Bogalusa football players strive to be ‘light of the city’ after shooting at homecoming game
BOGALUSA, La. (WVUE) - The excitement of Bogalusa High’s homecoming game, filled with unforgettable moments for seniors, was abruptly shattered when a gunfight erupted just yards outside the stadium gates.
“Big lights, big crowd, we were having fun. That game there was epic,” said Bogalusa junior Ayden Sampson.
“I was in the end zone when I first heard it. I looked up, we all looked up, we didn’t see anything, we looked up again,” said Bogalusa junior Ashton Levi.
According to police, three individuals engaged in a shootout, exchanging nearly 20 rounds on Oct. 14, 2022.
“We thought it was fireworks because we had just scored. We didn’t think anything of it,” said Sampson.
“When I saw people start running, I started running. I was just completely shocked,” said Bogalusa sophomore Dyron Jackson.
The chaotic gunfire sent players and fans scrambling for safety, and resulted in the death of 15-year-old Jerry Smith, whom authorities identified as one of the shooters.
Boy, 15, fatally shot outside stadium at Bogalusa High’s homecoming football game, police say
“It’s heartbreaking. It could’ve been one of my friends, you know?” said Jackson.
In the wake of the harrowing incident, officials made the swift decision to halt the game, leaving four minutes remaining on the scoreboard. The team, stunned and feeling the weight of defeat, remained determined to carry on with their season.
“I think the community rallies around the boys. They’re very supportive. It was the atmosphere of ‘We’re on the brink of something,’” said Bogalusa head coach Cyril Crutchfield.
But their upcoming opponent -- Albany High -- expressed concern about the safety of playing at Bogalusa’s stadium, ultimately leading them to forfeit the scheduled game.
“I’m more worried about our children. Homefield advantage, last time being as a senior on our football field,” said Superintendent Lisa Tanner.
The decision was a crushing blow for the players, adding to the emotional toll already inflicted by the shooting.
“We’re playing hard on the field,” Jackson said. “Blood, sweat, and tears. Playing the game we love, and something like that happens. It ruins ... it takes the shine off of us, the positive stuff we have in Bogalusa. Like the stuff we got going on, the positive for the city, it gets overshadowed by all the negatives.
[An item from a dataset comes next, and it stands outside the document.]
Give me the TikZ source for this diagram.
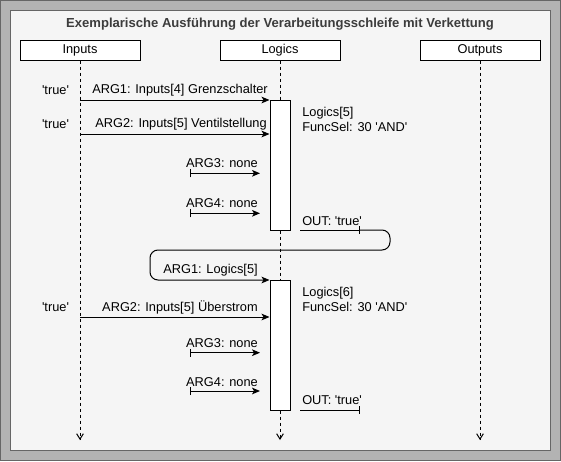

That hurt.”
Despite holding the No. 2 seed in the state playoffs, the players found it difficult to shake off the pain and trauma caused by the shooting. Their postseason journey was sadly cut short as they lost their first playoff game.
“It definitely had an effect on the rest of the season,” Crutchfield said. “All my boys, we had nothing to do with it. They had to get the brunt of the negativity. We lost a home game. We had to take a forfeit. A team didn’t want to play.”
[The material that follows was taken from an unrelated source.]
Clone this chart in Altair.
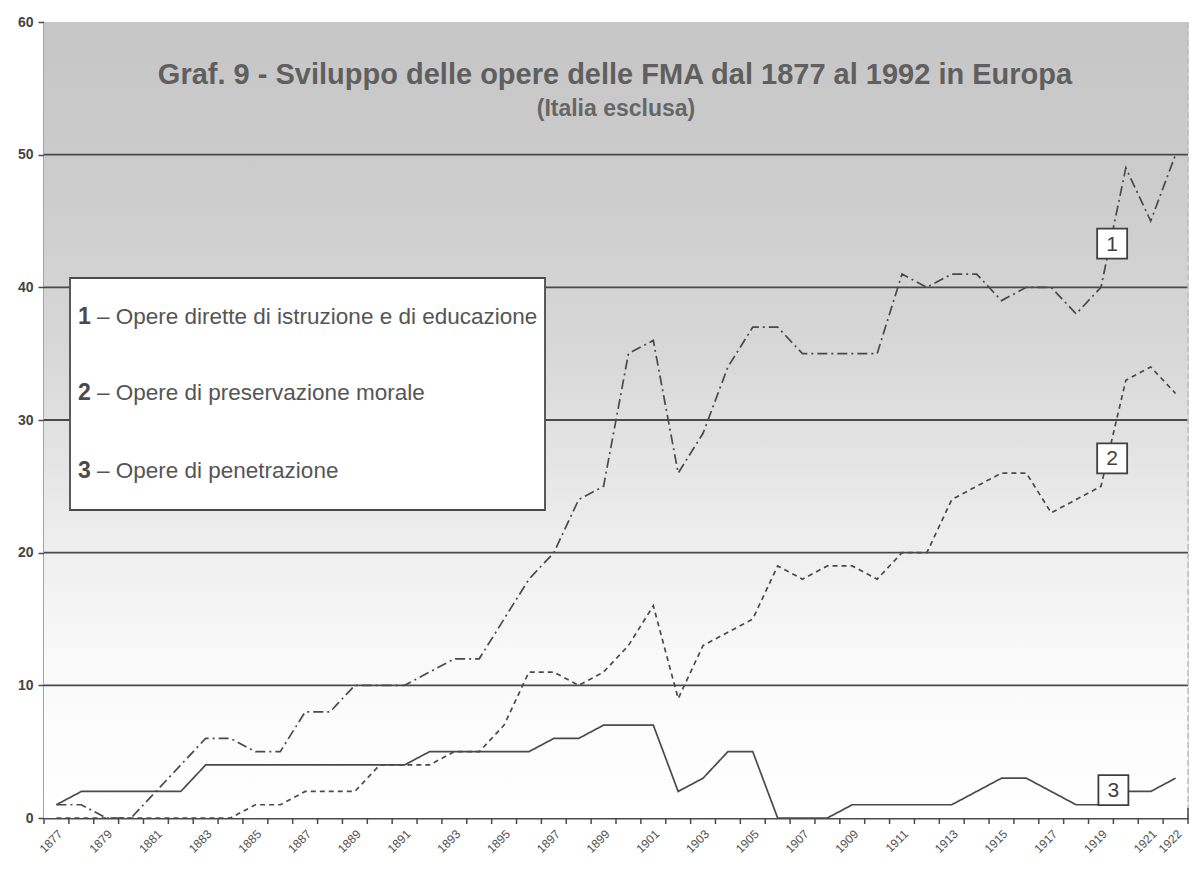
import altair as alt
import pandas as pd

# ---------------- data ----------------
years = list(range(1877, 1923))
serie1 = [1, 1, 0, 0, 2, 4, 6, 6, 5, 5,
          8, 8, 10, 10, 10, 11, 12, 12, 15, 18,
          20, 24, 25, 35, 36, 26, 29, 34, 37, 37,
          35, 35, 35, 35, 41, 40, 41, 41, 39, 40,
          40, 38, 40, 49, 45, 50]
serie2 = [0, 0, 0, 0, 0, 0, 0, 0, 1, 1,
          2, 2, 2, 4, 4, 4, 5, 5, 7, 11,
          11, 10, 11, 13, 16, 9, 13, 14, 15, 19,
          18, 19, 19, 18, 20, 20, 24, 25, 26, 26,
          23, 24, 25, 33, 34, 32]
serie3 = [1, 2, 2, 2, 2, 2, 4, 4, 4, 4,
          4, 4, 4, 4, 4, 5, 5, 5, 5, 5,
          6, 6, 7, 7, 7, 2, 3, 5, 5, 0,
          0, 0, 1, 1, 1, 1, 1, 2, 3, 3,
          2, 1, 1, 2, 2, 3]
series_ids = ["1", "2", "3"]
label_years = [y for y in years if y % 2 == 1] + [1922]
legend_numbers = ["1", "2", "3"]
legend_texts = [
    "\u2013 Opere dirette di istruzione e di educazione",
    "\u2013 Opere di preservazione morale",
    "\u2013 Opere di penetrazione",
]
y_ticks = [0, 10, 20, 30, 40, 50, 60]
grid_values = [10, 20, 30, 40, 50]
title_text = "Graf. 9 - Sviluppo delle opere delle FMA dal 1877 al 1992 in Europa"
subtitle_text = "(Italia esclusa)"

# label boxes (series id, year position, value position)
box_ids = ["1", "2", "3"]
box_years = [1919.45, 1919.45, 1919.5]
box_vals = [43.3, 27.1, 2.1]

df = pd.DataFrame({
    "anno": years * 3,
    "valore": serie1 + serie2 + serie3,
    "serie": ["1"] * len(years) + ["2"] * len(years) + ["3"] * len(years),
})

# ---------------- layout / style ----------------
W, H = 1144, 796
LINE = "#4a4a4a"
FONT = "Liberation Sans"

x_lo, x_hi = years[0] - 0.5, years[-1] + 0.5
xscale = alt.Scale(domain=[x_lo, x_hi], nice=False, zero=False)
yscale = alt.Scale(domain=[0, 60], nice=False, zero=True)

# category boundaries (tick marks sit between the years)
tick_pos = [x_lo + k for k in range(len(years) + 1)]

x_axis = alt.Axis(
    values=label_years, format="d",
    labelAngle=315, labelAlign="right", labelBaseline="top",
    labelOverlap=False, labelFlush=False, labelBound=False, grid=False, ticks=False,
    labelFont=FONT, labelFontSize=12, labelColor="#4f4f4f", labelPadding=10,
    domainColor=LINE, domainWidth=2,
)
y_axis = alt.Axis(
    values=y_ticks, format="d", grid=False,
    labelFont=FONT, labelFontSize=14, labelFontWeight="bold", labelColor="#444444",
    labelPadding=5, tickColor=LINE, tickSize=6, tickWidth=1.5,
    domainColor=LINE, domainWidth=2,
)

one = pd.DataFrame({"k": [0]})

bg = alt.Chart(one).mark_rect(
    fill=alt.LinearGradient(
        gradient="linear", x1=0, x2=0, y1=0, y2=1,
        stops=[
            alt.GradientStop(color="#c6c6c6", offset=0.0),
            alt.GradientStop(color="#cccccc", offset=0.2),
            alt.GradientStop(color="#d8d8d8", offset=0.42),
            alt.GradientStop(color="#ebebeb", offset=0.62),
            alt.GradientStop(color="#f9f9f9", offset=0.8),
            alt.GradientStop(color="#ffffff", offset=1.0),
        ],
    )
).encode(x=alt.value(0), x2=alt.value(W), y=alt.value(0), y2=alt.value(H))

grid = alt.Chart(pd.DataFrame({"g": grid_values})).mark_rule(
    color=LINE, strokeWidth=1.8
).encode(y=alt.Y("g:Q", scale=yscale, axis=y_axis, title=None))

right_edge = alt.Chart(one).mark_rule(color="#bdbdbd", strokeWidth=1.5, strokeDash=[6, 3]).encode(
    x=alt.value(W), y=alt.value(0), y2=alt.value(H)
)
right_tick = alt.Chart(one).mark_rule(color=LINE, strokeWidth=1.5).encode(
    x=alt.value(W), y=alt.value(H - 10), y2=alt.value(H)
)

x_ticks = alt.Chart(pd.DataFrame({"t": tick_pos})).mark_rule(
    color=LINE, strokeWidth=1.5
).encode(
    x=alt.X("t:Q", scale=xscale, axis=x_axis, title=None),
    y=alt.value(H), y2=alt.value(H + 6),
)

lines = alt.Chart(df).mark_line(color=LINE, strokeWidth=1.7).encode(
    x=alt.X("anno:Q", scale=xscale, axis=x_axis, title=None),
    y=alt.Y("valore:Q", scale=yscale, axis=y_axis, title=None),
    strokeDash=alt.StrokeDash(
        "serie:N",
        scale=alt.Scale(domain=series_ids, range=[[10, 4, 2, 4], [5, 4], [1, 0]]),
        legend=None,
    ),
    detail="serie:N",
)

legend_box = alt.Chart(one).mark_rect(fill="white", stroke=LINE, strokeWidth=1.8).encode(
    x=alt.value(26), x2=alt.value(501), y=alt.value(256), y2=alt.value(488)
)

legend_layers = []
for num, txt, ypix in zip(legend_numbers, legend_texts, [295, 371, 449]):
    legend_layers.append(
        alt.Chart(one).mark_text(
            text=num, font=FONT, fontSize=23, fontWeight="bold", color="#4a4a4a",
            align="left", baseline="middle",
        ).encode(x=alt.value(34), y=alt.value(ypix))
    )
    legend_layers.append(
        alt.Chart(one).mark_text(
            text=txt, font=FONT, fontSize=22.5, color="#555555",
            align="left", baseline="middle",
        ).encode(x=alt.value(53), y=alt.value(ypix))
    )

boxes_df = pd.DataFrame({"id": box_ids, "anno": box_years, "valore": box_vals})
boxes = alt.Chart(boxes_df).mark_square(
    size=900, filled=True, fill="white", stroke="#3f3f3f", strokeWidth=1.8, opacity=1
).encode(x=alt.X("anno:Q", scale=xscale), y=alt.Y("valore:Q", scale=yscale))
box_text = alt.Chart(boxes_df).mark_text(
    font=FONT, fontSize=21, color="#3f3f3f", align="center", baseline="middle", dy=1
).encode(x=alt.X("anno:Q", scale=xscale), y=alt.Y("valore:Q", scale=yscale), text="id:N")

title = alt.Chart(one).mark_text(
    text=title_text, font=FONT, fontSize=29, fontWeight="bold", color="#5f5f5f",
    align="center", baseline="middle",
).encode(x=alt.value(571), y=alt.value(53))
subtitle = alt.Chart(one).mark_text(
    text=subtitle_text, font=FONT, fontSize=23, fontWeight="bold", color="#666666",
    align="center", baseline="middle",
).encode(x=alt.value(572), y=alt.value(87))

chart = alt.layer(
    bg, grid, right_edge, right_tick, x_ticks, lines, legend_box, *legend_layers,
    boxes, box_text, title, subtitle,
).properties(
    width=W, height=H,
    autosize=alt.AutoSizeParams(type="none"),
    padding={"left": 36, "top": 14, "right": 2, "bottom": 55},
).configure_view(stroke=None).configure(background="white")

chart.save("out.html", embed_options={"renderer": "svg", "actions": False})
Next, coaches faced the daunting task of ensuring the safety and engagement of their players throughout a prolonged offseason.
The year 2022 had already brought eight homicides in Bogalusa, according to police.
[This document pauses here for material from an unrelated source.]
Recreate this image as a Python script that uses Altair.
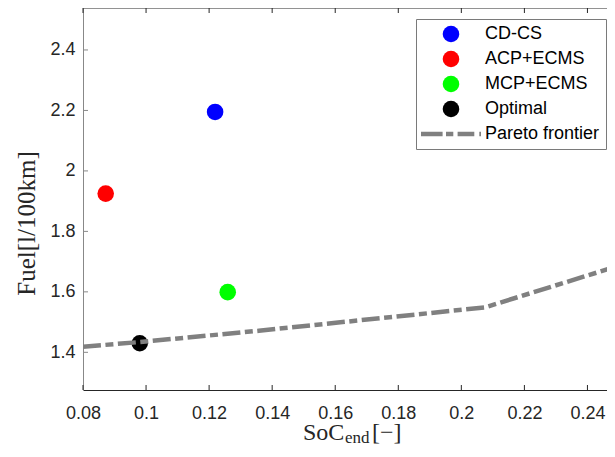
import altair as alt
import pandas as pd

# ---- data ----
series = ["CD-CS", "ACP+ECMS", "MCP+ECMS", "Optimal"]
soc_end = [0.1219, 0.0872, 0.1259, 0.0980]
fuel = [2.195, 1.925, 1.599, 1.430]

pareto_soc = [0.0800, 0.0980, 0.1358, 0.1892, 0.2075, 0.2473]
pareto_fuel = [1.4185, 1.4340, 1.4714, 1.5290, 1.5488, 1.6777]

legend_names = series + ["Pareto frontier"]
legend_colors = ["#0000ff", "#ff0000", "#00ff00", "#000000", "#808080"]

x_ticks = [0.08, 0.1, 0.12, 0.14, 0.16, 0.18, 0.2, 0.22, 0.24]
y_ticks = [1.4, 1.6, 1.8, 2.0, 2.2, 2.4]

x_domain = [0.08, 0.2462]
y_domain = [1.2754, 2.5388]

W, H = 524, 382

# dash-dot stroke glyph for the legend entry (in symbol units)
dash_path = ("M-3.618,-0.277H-1.013V0.277H-3.618Z "
             "M-0.603,-0.277H0.277V0.277H-0.603Z "
             "M0.796,-0.277H2.810V0.277H0.796Z "
             "M3.413,-0.277H3.618V0.277H3.413Z")
legend_shapes = ["circle", "circle", "circle", "circle", dash_path]

pts = pd.DataFrame({"series": series, "soc": soc_end, "fuel": fuel})
par = pd.DataFrame({"soc": pareto_soc, "fuel": pareto_fuel})
xt = pd.DataFrame({"t": x_ticks})
yt = pd.DataFrame({"t": y_ticks})

xs = alt.Scale(domain=x_domain, nice=False, zero=False)
ys = alt.Scale(domain=y_domain, nice=False, zero=False)

xaxis = alt.Axis(title=None, values=x_ticks, format="~g", ticks=False, tickSize=0,
                 grid=False, domainColor="#262626", domainWidth=1,
                 labelFont="Liberation Sans", labelFontSize=18, labelColor="#262626",
                 labelPadding=14, labelFlush=False, labelOverlap=False)
yaxis = alt.Axis(title="Fuel[l/100km]", values=y_ticks, format="~g", ticks=False, tickSize=0,
                 grid=False, domainColor="#888888", domainWidth=1,
                 labelFont="Liberation Sans", labelFontSize=18, labelColor="#262626",
                 labelPadding=8, labelOverlap=False,
                 titleFont="Liberation Serif", titleFontSize=25, titleFontWeight="normal",
                 titleColor="#262626", titleAngle=270, titleAlign="center",
                 titleBaseline="middle", titleX=-57, titleY=215)

legend = alt.Legend(title=None, orient="none", legendX=333, legendY=11,
                    strokeColor="#7a7a7a", fillColor="white", padding=6,
                    symbolSize=275, symbolStrokeWidth=0, symbolOffset=20,
                    labelOffset=25, rowPadding=7,
                    labelFont="Liberation Sans", labelFontSize=18, labelColor="#000000",
                    labelLimit=300)

color = alt.Color("series:N", scale=alt.Scale(domain=legend_names, range=legend_colors), legend=legend)
shape = alt.Shape("series:N", scale=alt.Scale(domain=legend_names, range=legend_shapes), legend=legend)

points = alt.Chart(pts).mark_point(filled=True, size=275, opacity=1, strokeWidth=0).encode(
    x=alt.X("soc:Q", scale=xs, axis=xaxis),
    y=alt.Y("fuel:Q", scale=ys, axis=yaxis),
    color=color, shape=shape,
)

line = alt.Chart(par).mark_line(color="#808080", strokeWidth=4.5,
                                strokeDash=[18, 4.5, 8, 4.5], clip=True).encode(
    x=alt.X("soc:Q", scale=xs, axis=xaxis),
    y=alt.Y("fuel:Q", scale=ys, axis=yaxis),
)

bottom_ticks = alt.Chart(xt).mark_rule(color="#262626", strokeWidth=1).encode(
    x=alt.X("t:Q", scale=xs, axis=xaxis), y=alt.value(H), y2=alt.value(H - 5))
top_ticks = alt.Chart(xt).mark_rule(color="#262626", strokeWidth=1).encode(
    x=alt.X("t:Q", scale=xs, axis=xaxis), y=alt.value(0), y2=alt.value(5))
left_ticks = alt.Chart(yt).mark_rule(color="#888888", strokeWidth=1).encode(
    y=alt.Y("t:Q", scale=ys, axis=yaxis), x=alt.value(0), x2=alt.value(5))
top_spine = alt.Chart(pd.DataFrame({"a": [x_domain[0]], "b": [x_domain[1]]})).mark_rule(
    color="#262626", strokeWidth=1).encode(
    x=alt.X("a:Q", scale=xs, axis=xaxis), x2="b:Q", y=alt.value(0))

tfont = "Liberation Serif"
xt1 = alt.Chart(pd.DataFrame({"s": ["SoC"]})).mark_text(
    font=tfont, fontSize=24, color="#262626", align="left", baseline="alphabetic").encode(
    text="s:N", x=alt.value(220), y=alt.value(432))
xt2 = alt.Chart(pd.DataFrame({"s": ["end"]})).mark_text(
    font=tfont, fontSize=17, color="#262626", align="left", baseline="alphabetic").encode(
    text="s:N", x=alt.value(262), y=alt.value(435))
xt3 = alt.Chart(pd.DataFrame({"s": ["[\u2212]"]})).mark_text(
    font=tfont, fontSize=24, color="#262626", align="left", baseline="alphabetic").encode(
    text="s:N", x=alt.value(289), y=alt.value(432))

chart = alt.layer(
    points, line, bottom_ticks, top_ticks, left_ticks, top_spine, xt1, xt2, xt3
).properties(
    width=W, height=H,
    autosize=alt.AutoSizeParams(type="none"),
    padding={"left": 75, "top": 0, "right": 0, "bottom": 56},
    background="white",
).configure_view(stroke=None)

chart.save("out.html", embed_options={"renderer": "svg", "actions": False})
“Idle mind is the devil’s workshop. We try to bring them in, even if we’re not doing anything. It’s about a family, it’s about a culture,” Crutchfield said.
“I really just stay at home and surround myself with people that are good with sports. Focus on their life and try to thrive and succeed,” said Jackson.
“I just prefer to stay at home. I don’t want to get caught up in nothing that is going outside in the world,” said Bogalusa junior Micheal Burton.
Recently elected Mayor Tyrin Truong, along with law enforcement, authorized another approach to protect the Bogalusa teens.
“We now have a youth curfew in place,” Truong said. “Meaning that, unless you’re going to work, unless you’re participating in a church or school activity, you have to be inside for a certain time.”
After six long months without football, Bogalusa High finally returned to the field for spring practice.
“The whole football team ... it feels like home,” Sampson said. “What’s going on outside of this doesn’t really affect us when we step inside this field house. It feels good, knowing that I’m comfortable around people that I can trust, family.”
“It’s tunnel vision. It’s like I’m free. I’m free from all the other stuff. I got 12 minutes, a quarter to play, and do what I love the most,” said Levi.
Not all of Bogalusa’s troubles can be solved on a football field. But the Lumberjacks can bond this city in a time of despair.
“It’s huge,” Truong said. “The stadium is packed out. The small town comes together. It’s one of the last things that really brings us all together these days. Everybody loves football. Besides that, this group of guys, they’re extraordinary. They have high GPAs, well-respected in the community.”
While the scars of the tragedy might linger, the return of football in Bogalusa signifies the community’s unwavering spirit.
“Hopefully we can continue winning. That will help people in the community rally, get more support,” said Crutchfield.
“The positive stuff we do is going to overshadow all the negative stuff. We’re going to come out and be the light of this city,” said Jackson.